Reproduce the listing word for word, leaving every picture behind.

• _DATASET EXCERPT_
+++

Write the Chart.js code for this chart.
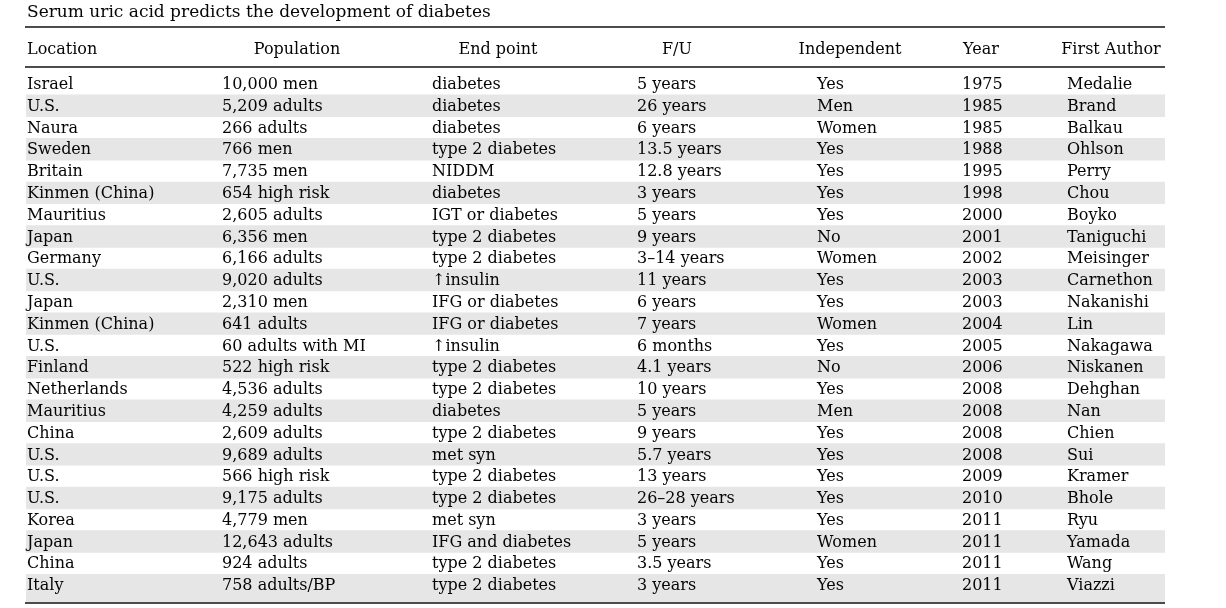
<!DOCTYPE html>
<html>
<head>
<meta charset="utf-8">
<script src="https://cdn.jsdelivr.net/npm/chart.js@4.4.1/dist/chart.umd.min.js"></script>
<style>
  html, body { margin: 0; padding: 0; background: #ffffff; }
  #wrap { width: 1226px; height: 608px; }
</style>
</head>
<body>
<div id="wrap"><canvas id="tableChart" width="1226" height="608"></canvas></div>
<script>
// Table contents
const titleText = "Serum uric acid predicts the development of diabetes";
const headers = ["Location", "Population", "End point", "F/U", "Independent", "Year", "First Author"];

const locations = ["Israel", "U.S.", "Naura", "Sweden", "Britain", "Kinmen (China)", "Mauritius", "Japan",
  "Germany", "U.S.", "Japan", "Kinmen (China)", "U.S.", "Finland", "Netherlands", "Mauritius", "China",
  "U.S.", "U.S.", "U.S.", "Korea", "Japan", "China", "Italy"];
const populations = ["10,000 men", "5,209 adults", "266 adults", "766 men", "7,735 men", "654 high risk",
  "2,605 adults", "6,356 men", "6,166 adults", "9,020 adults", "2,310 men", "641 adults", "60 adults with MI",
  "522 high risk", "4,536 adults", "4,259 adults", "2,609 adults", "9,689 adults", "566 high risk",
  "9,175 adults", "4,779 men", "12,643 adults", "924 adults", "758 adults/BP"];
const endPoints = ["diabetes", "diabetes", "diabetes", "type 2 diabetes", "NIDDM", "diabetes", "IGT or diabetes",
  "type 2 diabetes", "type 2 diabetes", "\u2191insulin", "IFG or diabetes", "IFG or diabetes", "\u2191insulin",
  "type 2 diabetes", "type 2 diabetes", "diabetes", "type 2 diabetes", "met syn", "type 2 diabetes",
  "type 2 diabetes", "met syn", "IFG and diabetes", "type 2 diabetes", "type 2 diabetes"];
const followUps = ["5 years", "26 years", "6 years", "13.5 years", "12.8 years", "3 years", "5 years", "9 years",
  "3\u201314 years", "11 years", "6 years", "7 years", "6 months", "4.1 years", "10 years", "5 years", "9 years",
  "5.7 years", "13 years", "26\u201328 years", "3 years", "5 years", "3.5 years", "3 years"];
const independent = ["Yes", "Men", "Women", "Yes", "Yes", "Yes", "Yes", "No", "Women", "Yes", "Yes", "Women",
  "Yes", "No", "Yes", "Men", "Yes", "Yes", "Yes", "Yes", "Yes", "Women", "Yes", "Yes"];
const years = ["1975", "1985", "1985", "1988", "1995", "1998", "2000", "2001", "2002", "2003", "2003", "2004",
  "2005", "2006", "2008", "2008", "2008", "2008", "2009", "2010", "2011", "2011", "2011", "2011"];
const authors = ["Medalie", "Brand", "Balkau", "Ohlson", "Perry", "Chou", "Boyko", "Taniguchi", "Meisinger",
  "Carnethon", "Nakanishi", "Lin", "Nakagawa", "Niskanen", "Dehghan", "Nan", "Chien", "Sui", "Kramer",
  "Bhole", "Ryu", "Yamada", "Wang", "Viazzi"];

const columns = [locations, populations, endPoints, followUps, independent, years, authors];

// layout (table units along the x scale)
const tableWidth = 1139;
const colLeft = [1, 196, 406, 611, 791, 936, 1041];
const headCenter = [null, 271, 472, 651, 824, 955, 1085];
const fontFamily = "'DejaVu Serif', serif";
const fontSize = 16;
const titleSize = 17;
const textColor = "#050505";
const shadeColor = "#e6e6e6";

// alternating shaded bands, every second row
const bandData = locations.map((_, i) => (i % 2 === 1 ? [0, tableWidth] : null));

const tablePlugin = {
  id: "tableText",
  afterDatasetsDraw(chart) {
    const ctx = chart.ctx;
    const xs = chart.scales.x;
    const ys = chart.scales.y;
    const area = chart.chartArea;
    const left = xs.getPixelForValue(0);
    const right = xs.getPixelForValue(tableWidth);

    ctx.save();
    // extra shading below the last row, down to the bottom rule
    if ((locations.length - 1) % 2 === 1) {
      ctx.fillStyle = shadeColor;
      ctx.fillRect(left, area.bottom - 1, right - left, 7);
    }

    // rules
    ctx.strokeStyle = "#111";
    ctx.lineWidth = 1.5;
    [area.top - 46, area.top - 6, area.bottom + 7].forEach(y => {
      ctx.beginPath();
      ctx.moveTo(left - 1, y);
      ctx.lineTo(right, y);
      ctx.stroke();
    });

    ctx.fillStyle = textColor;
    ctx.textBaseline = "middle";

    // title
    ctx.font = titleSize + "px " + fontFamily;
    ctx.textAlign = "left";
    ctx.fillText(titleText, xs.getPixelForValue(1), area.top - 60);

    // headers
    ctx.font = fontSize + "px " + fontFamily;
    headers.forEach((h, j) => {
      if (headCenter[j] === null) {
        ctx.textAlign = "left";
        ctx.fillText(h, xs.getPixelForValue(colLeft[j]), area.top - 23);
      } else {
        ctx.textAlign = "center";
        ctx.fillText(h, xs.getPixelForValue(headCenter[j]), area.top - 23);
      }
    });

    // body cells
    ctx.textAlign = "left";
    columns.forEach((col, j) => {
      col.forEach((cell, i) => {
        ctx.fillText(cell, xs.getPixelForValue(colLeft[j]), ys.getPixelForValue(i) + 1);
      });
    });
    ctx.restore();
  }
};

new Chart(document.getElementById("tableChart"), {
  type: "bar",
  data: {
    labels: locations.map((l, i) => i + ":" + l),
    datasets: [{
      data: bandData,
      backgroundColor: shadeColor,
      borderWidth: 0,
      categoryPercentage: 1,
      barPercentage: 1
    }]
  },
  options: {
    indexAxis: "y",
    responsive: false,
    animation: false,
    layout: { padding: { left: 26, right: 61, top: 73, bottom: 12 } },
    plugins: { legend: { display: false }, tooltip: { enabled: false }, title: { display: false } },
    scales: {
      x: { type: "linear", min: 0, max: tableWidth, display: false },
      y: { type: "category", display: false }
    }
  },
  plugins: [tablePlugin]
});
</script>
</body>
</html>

+++

• _SOLUTION TO THE EXERCISE_
Write the Chart.js code for this chart.
<!DOCTYPE html>
<html>
<head>
<meta charset="utf-8">
<script src="https://cdn.jsdelivr.net/npm/chart.js@4.4.1/dist/chart.umd.min.js"></script>
<style>
  html, body { margin: 0; padding: 0; background: #ffffff; }
  #wrap { width: 1226px; height: 608px; }
</style>
</head>
<body>
<div id="wrap"><canvas id="tableChart" width="1226" height="608"></canvas></div>
<script>
// Table contents
const titleText = "Serum uric acid predicts the development of diabetes";
const headers = ["Location", "Population", "End point", "F/U", "Independent", "Year", "First Author"];

const locations = ["Israel", "U.S.", "Naura", "Sweden", "Britain", "Kinmen (China)", "Mauritius", "Japan",
  "Germany", "U.S.", "Japan", "Kinmen (China)", "U.S.", "Finland", "Netherlands", "Mauritius", "China",
  "U.S.", "U.S.", "U.S.", "Korea", "Japan", "China", "Italy"];
const populations = ["10,000 men", "5,209 adults", "266 adults", "766 men", "7,735 men", "654 high risk",
  "2,605 adults", "6,356 men", "6,166 adults", "9,020 adults", "2,310 men", "641 adults", "60 adults with MI",
  "522 high risk", "4,536 adults", "4,259 adults", "2,609 adults", "9,689 adults", "566 high risk",
  "9,175 adults", "4,779 men", "12,643 adults", "924 adults", "758 adults/BP"];
const endPoints = ["diabetes", "diabetes", "diabetes", "type 2 diabetes", "NIDDM", "diabetes", "IGT or diabetes",
  "type 2 diabetes", "type 2 diabetes", "\u2191insulin", "IFG or diabetes", "IFG or diabetes", "\u2191insulin",
  "type 2 diabetes", "type 2 diabetes", "diabetes", "type 2 diabetes", "met syn", "type 2 diabetes",
  "type 2 diabetes", "met syn", "IFG and diabetes", "type 2 diabetes", "type 2 diabetes"];
const followUps = ["5 years", "26 years", "6 years", "13.5 years", "12.8 years", "3 years", "5 years", "9 years",
  "3\u201314 years", "11 years", "6 years", "7 years", "6 months", "4.1 years", "10 years", "5 years", "9 years",
  "5.7 years", "13 years", "26\u201328 years", "3 years", "5 years", "3.5 years", "3 years"];
const independent = ["Yes", "Men", "Women", "Yes", "Yes", "Yes", "Yes", "No", "Women", "Yes", "Yes", "Women",
  "Yes", "No", "Yes", "Men", "Yes", "Yes", "Yes", "Yes", "Yes", "Women", "Yes", "Yes"];
const years = ["1975", "1985", "1985", "1988", "1995", "1998", "2000", "2001", "2002", "2003", "2003", "2004",
  "2005", "2006", "2008", "2008", "2008", "2008", "2009", "2010", "2011", "2011", "2011", "2011"];
const authors = ["Medalie", "Brand", "Balkau", "Ohlson", "Perry", "Chou", "Boyko", "Taniguchi", "Meisinger",
  "Carnethon", "Nakanishi", "Lin", "Nakagawa", "Niskanen", "Dehghan", "Nan", "Chien", "Sui", "Kramer",
  "Bhole", "Ryu", "Yamada", "Wang", "Viazzi"];

const columns = [locations, populations, endPoints, followUps, independent, years, authors];

// layout (table units along the x scale)
const tableWidth = 1139;
const colLeft = [1, 196, 406, 611, 791, 936, 1041];
const headCenter = [null, 271, 472, 651, 824, 955, 1085];
const fontFamily = "'DejaVu Serif', serif";
const fontSize = 16;
const titleSize = 17;
const textColor = "#050505";
const shadeColor = "#e6e6e6";

// alternating shaded bands, every second row
const bandData = locations.map((_, i) => (i % 2 === 1 ? [0, tableWidth] : null));

const tablePlugin = {
  id: "tableText",
  afterDatasetsDraw(chart) {
    const ctx = chart.ctx;
    const xs = chart.scales.x;
    const ys = chart.scales.y;
    const area = chart.chartArea;
    const left = xs.getPixelForValue(0);
    const right = xs.getPixelForValue(tableWidth);

    ctx.save();
    // extra shading below the last row, down to the bottom rule
    if ((locations.length - 1) % 2 === 1) {
      ctx.fillStyle = shadeColor;
      ctx.fillRect(left, area.bottom - 1, right - left, 7);
    }

    // rules
    ctx.strokeStyle = "#111";
    ctx.lineWidth = 1.5;
    [area.top - 46, area.top - 6, area.bottom + 7].forEach(y => {
      ctx.beginPath();
      ctx.moveTo(left - 1, y);
      ctx.lineTo(right, y);
      ctx.stroke();
    });

    ctx.fillStyle = textColor;
    ctx.textBaseline = "middle";

    // title
    ctx.font = titleSize + "px " + fontFamily;
    ctx.textAlign = "left";
    ctx.fillText(titleText, xs.getPixelForValue(1), area.top - 60);

    // headers
    ctx.font = fontSize + "px " + fontFamily;
    headers.forEach((h, j) => {
      if (headCenter[j] === null) {
        ctx.textAlign = "left";
        ctx.fillText(h, xs.getPixelForValue(colLeft[j]), area.top - 23);
      } else {
        ctx.textAlign = "center";
        ctx.fillText(h, xs.getPixelForValue(headCenter[j]), area.top - 23);
      }
    });

    // body cells
    ctx.textAlign = "left";
    columns.forEach((col, j) => {
      col.forEach((cell, i) => {
        ctx.fillText(cell, xs.getPixelForValue(colLeft[j]), ys.getPixelForValue(i) + 1);
      });
    });
    ctx.restore();
  }
};

new Chart(document.getElementById("tableChart"), {
  type: "bar",
  data: {
    labels: locations.map((l, i) => i + ":" + l),
    datasets: [{
      data: bandData,
      backgroundColor: shadeColor,
      borderWidth: 0,
      categoryPercentage: 1,
      barPercentage: 1
    }]
  },
  options: {
    indexAxis: "y",
    responsive: false,
    animation: false,
    layout: { padding: { left: 26, right: 61, top: 73, bottom: 12 } },
    plugins: { legend: { display: false }, tooltip: { enabled: false }, title: { display: false } },
    scales: {
      x: { type: "linear", min: 0, max: tableWidth, display: false },
      y: { type: "category", display: false }
    }
  },
  plugins: [tablePlugin]
});
</script>
</body>
</html>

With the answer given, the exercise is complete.